Patti Smith’s case of “the nerves” at the Nobel Prize awards ceremony

What it is like to bomb so beautifully at the Nobel Prize awards ceremony: Patti Smith accepted Bob Dylan’s Nobel Prize last week and honored him by singing his 1963 classic "A Hard Rain’s A-Gonna Fall." The performance was marked by Smith’s case of “the nerves” (runtime 08:30), as she forgot the words in a verse before apologizing for her slip-up. Smith followed up by writing a beautiful, heartfelt piece in The New Yorker explaining “How does it feel.” Smith writes, “In September, I was approached to sing at the Nobel Prize ceremony, honoring the laureate for literature … I chose to sing ‘A Hard Rain’s A-Gonna Fall,’ a song I have loved since I was a teen-ager, and a favorite of my late husband.” After meticulous preparation for the event, Smith says she woke up “with some anxiety” on the day of the performance: “I was aware that people were looking forward to the performance. Everything was before me.”

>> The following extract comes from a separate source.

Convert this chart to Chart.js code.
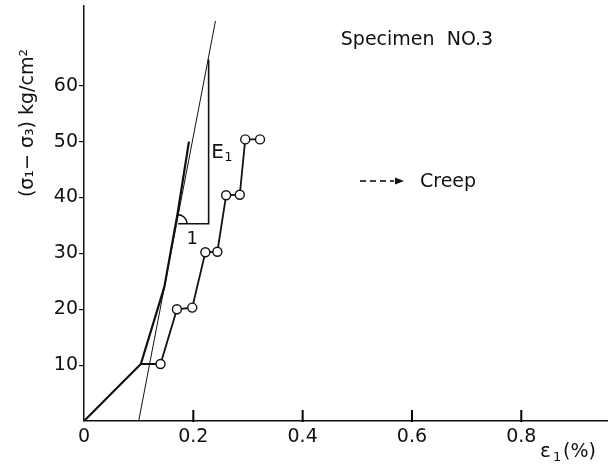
<!DOCTYPE html>
<html lang="en">
<head>
    <meta charset="UTF-8">
    <title>Specimen NO.3</title>
    <script src="https://cdn.jsdelivr.net/npm/chart.js@4.4.1/dist/chart.umd.min.js"></script>
    <style>
        html, body { margin: 0; padding: 0; background: #fff; }
        #wrap { width: 613px; height: 468px; }
    </style>
</head>
<body>
    <div id="wrap"><canvas id="chart" width="613" height="468"></canvas></div>

    <script>
        // tick labels
        const xTicks = [0, 0.2, 0.4, 0.6, 0.8];
        const yTicks = [10, 20, 30, 40, 50, 60];

        // bilinear loading curve (bold)
        const curveX = [0, 0.104, 0.147, 0.171, 0.192];
        const curveY = [0, 10.2, 24, 37, 50];

        // tangent line (thin)
        const tangentX = [0.1, 0.2405];
        const tangentY = [0, 71.6];

        // slope triangle
        const triX = [0.172, 0.228, 0.228];
        const triY = [35.3, 35.3, 64.7];

        // creep steps (first point = start of creep at the knee, no marker)
        const creepX = [0.104, 0.14, 0.17, 0.198, 0.222, 0.244, 0.26, 0.285, 0.295, 0.322];
        const creepY = [10.2, 10.2, 20, 20.3, 30.2, 30.3, 40.4, 40.5, 50.4, 50.4];

        const pts = (xs, ys) => xs.map((x, i) => ({ x: x, y: ys[i] }));
        const FONT = 'DejaVu Sans';

        // inward x ticks, angle mark and text labels
        const extras = {
            id: 'extras',
            afterDraw(chart) {
                const ctx = chart.ctx;
                const xs = chart.scales.x, ys = chart.scales.y;
                const y0 = chart.chartArea.bottom;
                ctx.save();
                ctx.strokeStyle = '#000';
                ctx.fillStyle = '#111';

                // x ticks pointing up into the plot
                ctx.lineWidth = 2;
                for (let i = 1; i < xTicks.length; i++) {
                    const px = xs.getPixelForValue(xTicks[i]);
                    ctx.beginPath();
                    ctx.moveTo(px, y0 + 1);
                    ctx.lineTo(px, y0 - 11);
                    ctx.stroke();
                }

                // angle arc at the triangle corner
                const cx = xs.getPixelForValue(triX[0]);
                const cy = ys.getPixelForValue(triY[0]);
                const ang = Math.atan2(ys.getPixelForValue(tangentY[1]) - ys.getPixelForValue(tangentY[0]),
                                       xs.getPixelForValue(tangentX[1]) - xs.getPixelForValue(tangentX[0]));
                ctx.lineWidth = 1.5;
                ctx.beginPath();
                ctx.arc(cx, cy, 9, ang - 0.3, 0);
                ctx.stroke();

                // E1 and 1 beside the triangle
                ctx.textBaseline = 'middle';
                ctx.textAlign = 'left';
                let ex = xs.getPixelForValue(0.233), ey = ys.getPixelForValue(48);
                ctx.font = '20px ' + FONT;
                ctx.fillText('E', ex, ey);
                ctx.font = '13px ' + FONT;
                ctx.fillText('1', ex + 13, ey + 5);
                ctx.font = '18px ' + FONT;
                ctx.textAlign = 'center';
                ctx.fillText('1', xs.getPixelForValue(0.198), ys.getPixelForValue(32.6));

                // title text
                ctx.font = '19px ' + FONT;
                ctx.textAlign = 'center';
                ctx.fillText('Specimen  NO.3', 417, 40);

                // creep key
                ctx.lineWidth = 1.3;
                ctx.setLineDash([6, 4]);
                ctx.beginPath();
                ctx.moveTo(360, 181);
                ctx.lineTo(394, 181);
                ctx.stroke();
                ctx.setLineDash([]);
                ctx.beginPath();
                ctx.moveTo(404, 181);
                ctx.lineTo(395, 177.5);
                ctx.lineTo(395, 184.5);
                ctx.closePath();
                ctx.fill();
                ctx.textAlign = 'left';
                ctx.font = '19px ' + FONT;
                ctx.fillText('Creep', 420, 182);

                // x axis title
                ctx.font = '20px ' + FONT;
                ctx.fillText('\u03b5', 540, 452);
                ctx.font = '13px ' + FONT;
                ctx.fillText('1', 553, 458);
                ctx.font = '19px ' + FONT;
                ctx.fillText('(%)', 563, 452);

                // y axis title
                ctx.translate(28, 123);
                ctx.rotate(-Math.PI / 2);
                ctx.textAlign = 'center';
                ctx.font = '19px ' + FONT;
                ctx.fillText('(\u03c3\u2081\u2212 \u03c3\u2083) kg/cm\u00b2', 0, 0);
                ctx.restore();
            }
        };

        new Chart(document.getElementById('chart'), {
            type: 'line',
            data: {
                datasets: [
                    {
                        data: pts(curveX, curveY),
                        borderColor: '#111',
                        borderWidth: 2.2,
                        pointRadius: 0,
                        tension: 0
                    },
                    {
                        data: pts(tangentX, tangentY),
                        borderColor: '#111',
                        borderWidth: 1,
                        pointRadius: 0
                    },
                    {
                        data: pts(triX, triY),
                        borderColor: '#111',
                        borderWidth: 1.6,
                        pointRadius: 0
                    },
                    {
                        data: pts(creepX, creepY),
                        borderColor: '#111',
                        borderWidth: 1.8,
                        pointRadius: creepX.map((v, i) => i === 0 ? 0 : 4.5),
                        pointBackgroundColor: '#fff',
                        pointBorderColor: '#111',
                        pointBorderWidth: 1.4
                    }
                ]
            },
            options: {
                responsive: false,
                devicePixelRatio: 1,
                animation: false,
                layout: { padding: { top: 5, right: 0, left: 0, bottom: 0 } },
                plugins: {
                    legend: { display: false },
                    tooltip: { enabled: false }
                },
                scales: {
                    x: {
                        type: 'linear',
                        min: 0,
                        max: 0.957,
                        afterBuildTicks: s => { s.ticks = xTicks.map(v => ({ value: v })); },
                        afterFit: s => { s.height = 47; s.paddingRight = 0; },
                        grid: { display: false },
                        border: { display: true, color: '#111', width: 1.5 },
                        ticks: {
                            color: '#111',
                            font: { family: FONT, size: 19 },
                            padding: -3,
                            maxRotation: 0,
                            autoSkip: false,
                            callback: v => String(v)
                        }
                    },
                    y: {
                        type: 'linear',
                        min: 0,
                        max: 74.3,
                        afterBuildTicks: s => { s.ticks = yTicks.map(v => ({ value: v })); },
                        afterFit: s => { s.width = 84; s.paddingTop = 0; s.paddingBottom = 0; },
                        grid: { drawOnChartArea: false, tickLength: 5, color: '#111', lineWidth: 1.2 },
                        border: { display: true, color: '#111', width: 1.5 },
                        ticks: {
                            color: '#111',
                            font: { family: FONT, size: 19 },
                            padding: 1,
                            autoSkip: false,
                            callback: v => String(v)
                        }
                    }
                }
            },
            plugins: [extras]
        });
    </script>
</body>
</html>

It was time. “As I sat there,” Smith writes, “I imagined laureates of the past walking toward the King to accept their medals. Hermann Hesse, Thomas Mann, Albert Camus. Then Bob Dylan was announced as the Nobel Laureate in Literature, and I felt my heart pounding … The opening chords of the song were introduced, and I heard myself singing. The first verse was passable, a bit shaky, but I was certain I would settle. But instead I was struck with a plethora of emotions, avalanching with such intensity that I was unable to negotiate them. From the corner of my eye, I could see the huge boom stand of the television camera, and all the dignitaries upon the stage and the people beyond. Unaccustomed to such an overwhelming case of nerves, I was unable to continue. I hadn’t forgotten the words that were now a part of me. I was simply unable to draw them out… It was not lost on me that the narrative of the song begins with the words “I stumbled alongside of twelve misty mountains,” and ends with the line “And I’ll know my song well before I start singing.” As I took my seat, I felt the humiliating sting of failure, but also the strange realization that I had somehow entered and truly lived the world of the lyrics.” Smith was struck with the kindness of the Nobel laureates she saw the next day, “They told me I did a good job. I wish I would have done better, I said. No, no, they replied, none of us wish that. For us, your performance seemed a metaphor for our own struggles.”